◆ **WHAT TO PRODUCE**: Return only the number of lines in the entries below that hold the word "with".

◆ **MATERIAL SHOWN**:
* START *

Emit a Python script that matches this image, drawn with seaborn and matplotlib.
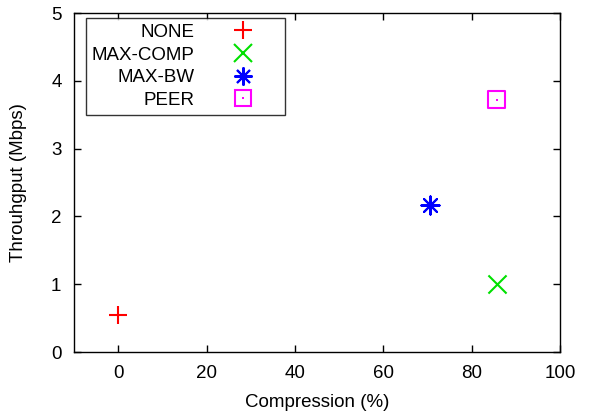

* END *
* START *

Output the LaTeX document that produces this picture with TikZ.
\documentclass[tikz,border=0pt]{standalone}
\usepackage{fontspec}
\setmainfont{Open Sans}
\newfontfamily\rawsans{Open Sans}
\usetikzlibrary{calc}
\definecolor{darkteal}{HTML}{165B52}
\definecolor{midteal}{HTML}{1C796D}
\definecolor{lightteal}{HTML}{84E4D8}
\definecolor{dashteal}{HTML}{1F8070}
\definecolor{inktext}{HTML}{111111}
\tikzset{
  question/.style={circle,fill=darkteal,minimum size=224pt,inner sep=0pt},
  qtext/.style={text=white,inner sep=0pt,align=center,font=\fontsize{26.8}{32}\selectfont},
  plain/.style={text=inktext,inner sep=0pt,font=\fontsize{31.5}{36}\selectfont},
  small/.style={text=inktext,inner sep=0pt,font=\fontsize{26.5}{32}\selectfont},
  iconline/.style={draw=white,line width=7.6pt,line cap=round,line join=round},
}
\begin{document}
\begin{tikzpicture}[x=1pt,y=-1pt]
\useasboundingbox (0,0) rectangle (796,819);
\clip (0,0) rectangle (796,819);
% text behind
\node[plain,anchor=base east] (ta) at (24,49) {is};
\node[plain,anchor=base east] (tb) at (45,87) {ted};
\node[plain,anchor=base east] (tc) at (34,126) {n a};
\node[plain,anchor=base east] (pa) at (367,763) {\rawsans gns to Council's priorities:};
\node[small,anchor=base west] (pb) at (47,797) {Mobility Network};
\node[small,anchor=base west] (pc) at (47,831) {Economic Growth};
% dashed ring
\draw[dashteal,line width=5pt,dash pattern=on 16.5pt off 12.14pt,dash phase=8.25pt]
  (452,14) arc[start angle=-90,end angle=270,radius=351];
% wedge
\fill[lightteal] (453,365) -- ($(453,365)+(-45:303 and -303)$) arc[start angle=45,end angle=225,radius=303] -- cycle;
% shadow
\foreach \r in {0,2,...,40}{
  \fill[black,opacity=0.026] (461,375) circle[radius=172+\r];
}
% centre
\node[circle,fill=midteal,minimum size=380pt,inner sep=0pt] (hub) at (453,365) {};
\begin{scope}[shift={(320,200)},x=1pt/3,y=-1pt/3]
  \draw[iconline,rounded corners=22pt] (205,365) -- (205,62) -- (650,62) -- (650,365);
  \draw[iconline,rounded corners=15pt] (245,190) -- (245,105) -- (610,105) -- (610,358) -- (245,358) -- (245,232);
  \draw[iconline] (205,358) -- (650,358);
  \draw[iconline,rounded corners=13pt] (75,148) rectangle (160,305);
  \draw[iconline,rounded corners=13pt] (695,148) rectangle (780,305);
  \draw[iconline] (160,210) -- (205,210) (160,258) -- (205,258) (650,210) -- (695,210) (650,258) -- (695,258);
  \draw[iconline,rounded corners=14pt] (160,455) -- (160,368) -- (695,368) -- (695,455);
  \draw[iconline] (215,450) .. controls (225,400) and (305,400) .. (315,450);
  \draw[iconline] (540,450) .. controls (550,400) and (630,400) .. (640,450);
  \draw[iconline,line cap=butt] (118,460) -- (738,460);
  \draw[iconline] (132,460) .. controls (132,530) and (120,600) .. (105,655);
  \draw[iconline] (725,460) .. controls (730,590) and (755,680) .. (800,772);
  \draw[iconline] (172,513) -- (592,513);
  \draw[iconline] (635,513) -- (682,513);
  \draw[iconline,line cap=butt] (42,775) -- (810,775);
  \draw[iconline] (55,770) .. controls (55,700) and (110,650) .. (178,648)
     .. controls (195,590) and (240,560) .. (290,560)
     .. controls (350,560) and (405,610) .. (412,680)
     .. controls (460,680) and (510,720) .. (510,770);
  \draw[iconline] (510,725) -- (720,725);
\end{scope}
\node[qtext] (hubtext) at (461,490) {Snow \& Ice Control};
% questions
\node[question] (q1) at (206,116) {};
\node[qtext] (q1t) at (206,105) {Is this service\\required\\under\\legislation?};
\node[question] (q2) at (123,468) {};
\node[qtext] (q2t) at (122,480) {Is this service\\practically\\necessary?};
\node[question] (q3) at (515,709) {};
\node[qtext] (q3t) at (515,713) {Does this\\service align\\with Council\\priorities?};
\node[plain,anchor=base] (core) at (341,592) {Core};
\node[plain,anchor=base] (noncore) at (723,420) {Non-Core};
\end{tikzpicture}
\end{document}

* END *
* START *

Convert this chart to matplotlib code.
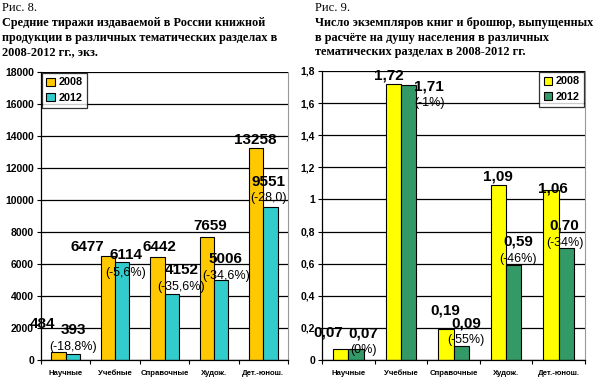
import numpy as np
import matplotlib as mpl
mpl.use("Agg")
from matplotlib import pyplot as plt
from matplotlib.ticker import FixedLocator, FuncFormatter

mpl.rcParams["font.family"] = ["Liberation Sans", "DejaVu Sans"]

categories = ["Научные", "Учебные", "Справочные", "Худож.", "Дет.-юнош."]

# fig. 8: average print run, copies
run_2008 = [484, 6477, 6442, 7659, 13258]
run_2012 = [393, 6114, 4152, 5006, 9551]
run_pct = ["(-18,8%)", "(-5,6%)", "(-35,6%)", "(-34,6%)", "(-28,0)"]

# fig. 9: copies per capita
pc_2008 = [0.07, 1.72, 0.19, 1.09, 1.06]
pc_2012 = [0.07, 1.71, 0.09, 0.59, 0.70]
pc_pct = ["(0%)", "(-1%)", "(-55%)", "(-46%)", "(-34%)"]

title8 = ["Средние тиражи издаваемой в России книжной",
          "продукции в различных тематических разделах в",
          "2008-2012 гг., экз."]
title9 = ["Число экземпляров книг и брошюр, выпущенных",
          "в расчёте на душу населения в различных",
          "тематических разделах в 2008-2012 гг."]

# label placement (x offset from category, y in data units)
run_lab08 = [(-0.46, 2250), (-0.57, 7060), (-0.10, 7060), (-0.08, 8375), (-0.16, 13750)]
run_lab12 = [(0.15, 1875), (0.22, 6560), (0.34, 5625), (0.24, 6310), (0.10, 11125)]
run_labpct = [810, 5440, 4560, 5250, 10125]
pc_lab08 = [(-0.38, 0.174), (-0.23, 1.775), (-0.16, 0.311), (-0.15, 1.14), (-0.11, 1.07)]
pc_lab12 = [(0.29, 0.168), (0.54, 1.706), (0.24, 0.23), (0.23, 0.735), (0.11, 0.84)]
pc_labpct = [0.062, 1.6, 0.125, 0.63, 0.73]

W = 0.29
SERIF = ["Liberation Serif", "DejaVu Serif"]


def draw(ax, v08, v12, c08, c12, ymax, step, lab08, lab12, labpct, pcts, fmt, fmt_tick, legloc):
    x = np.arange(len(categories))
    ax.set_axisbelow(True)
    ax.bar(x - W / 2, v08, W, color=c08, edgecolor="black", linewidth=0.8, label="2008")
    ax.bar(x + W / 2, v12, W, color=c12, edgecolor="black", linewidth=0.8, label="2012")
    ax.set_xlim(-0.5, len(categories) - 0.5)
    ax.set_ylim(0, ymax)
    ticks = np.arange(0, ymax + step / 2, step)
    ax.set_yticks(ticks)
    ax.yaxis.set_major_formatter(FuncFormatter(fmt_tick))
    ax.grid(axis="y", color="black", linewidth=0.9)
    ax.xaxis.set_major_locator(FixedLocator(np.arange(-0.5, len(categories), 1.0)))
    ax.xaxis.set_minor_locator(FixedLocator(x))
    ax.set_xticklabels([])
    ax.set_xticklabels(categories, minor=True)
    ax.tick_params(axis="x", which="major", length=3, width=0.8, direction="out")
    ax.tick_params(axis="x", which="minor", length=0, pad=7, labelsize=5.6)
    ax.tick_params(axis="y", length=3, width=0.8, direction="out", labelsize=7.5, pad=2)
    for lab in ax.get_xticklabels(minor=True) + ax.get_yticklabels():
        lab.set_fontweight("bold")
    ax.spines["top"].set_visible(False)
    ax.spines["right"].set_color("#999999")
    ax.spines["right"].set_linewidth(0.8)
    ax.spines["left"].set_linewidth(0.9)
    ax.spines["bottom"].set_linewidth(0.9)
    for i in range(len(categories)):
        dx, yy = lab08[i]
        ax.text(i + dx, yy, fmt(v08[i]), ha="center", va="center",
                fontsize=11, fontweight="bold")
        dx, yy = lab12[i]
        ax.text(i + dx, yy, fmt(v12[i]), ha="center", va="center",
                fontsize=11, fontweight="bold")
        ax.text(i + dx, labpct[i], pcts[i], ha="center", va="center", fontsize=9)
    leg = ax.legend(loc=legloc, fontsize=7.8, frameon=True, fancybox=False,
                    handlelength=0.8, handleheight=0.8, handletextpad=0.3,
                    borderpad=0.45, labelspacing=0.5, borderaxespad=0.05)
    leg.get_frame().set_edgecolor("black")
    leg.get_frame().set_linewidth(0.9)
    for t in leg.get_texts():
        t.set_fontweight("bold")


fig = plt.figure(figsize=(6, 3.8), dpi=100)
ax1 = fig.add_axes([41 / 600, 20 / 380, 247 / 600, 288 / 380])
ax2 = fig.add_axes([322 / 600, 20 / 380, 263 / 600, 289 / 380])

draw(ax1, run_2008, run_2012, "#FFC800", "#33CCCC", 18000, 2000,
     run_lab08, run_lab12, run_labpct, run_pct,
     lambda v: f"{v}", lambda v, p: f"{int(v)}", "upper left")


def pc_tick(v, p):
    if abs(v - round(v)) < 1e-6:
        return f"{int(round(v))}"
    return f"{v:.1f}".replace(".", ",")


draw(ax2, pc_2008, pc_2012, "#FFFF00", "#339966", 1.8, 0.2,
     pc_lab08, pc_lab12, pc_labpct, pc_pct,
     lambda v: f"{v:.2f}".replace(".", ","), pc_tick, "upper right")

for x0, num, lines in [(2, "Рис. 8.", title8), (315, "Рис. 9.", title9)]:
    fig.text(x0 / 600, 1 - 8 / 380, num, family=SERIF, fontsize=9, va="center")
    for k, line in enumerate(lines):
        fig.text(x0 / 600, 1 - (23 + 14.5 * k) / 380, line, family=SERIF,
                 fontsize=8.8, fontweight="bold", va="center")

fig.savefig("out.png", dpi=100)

* END *

◆ **SOLUTION TO THE PROBLEM**: 3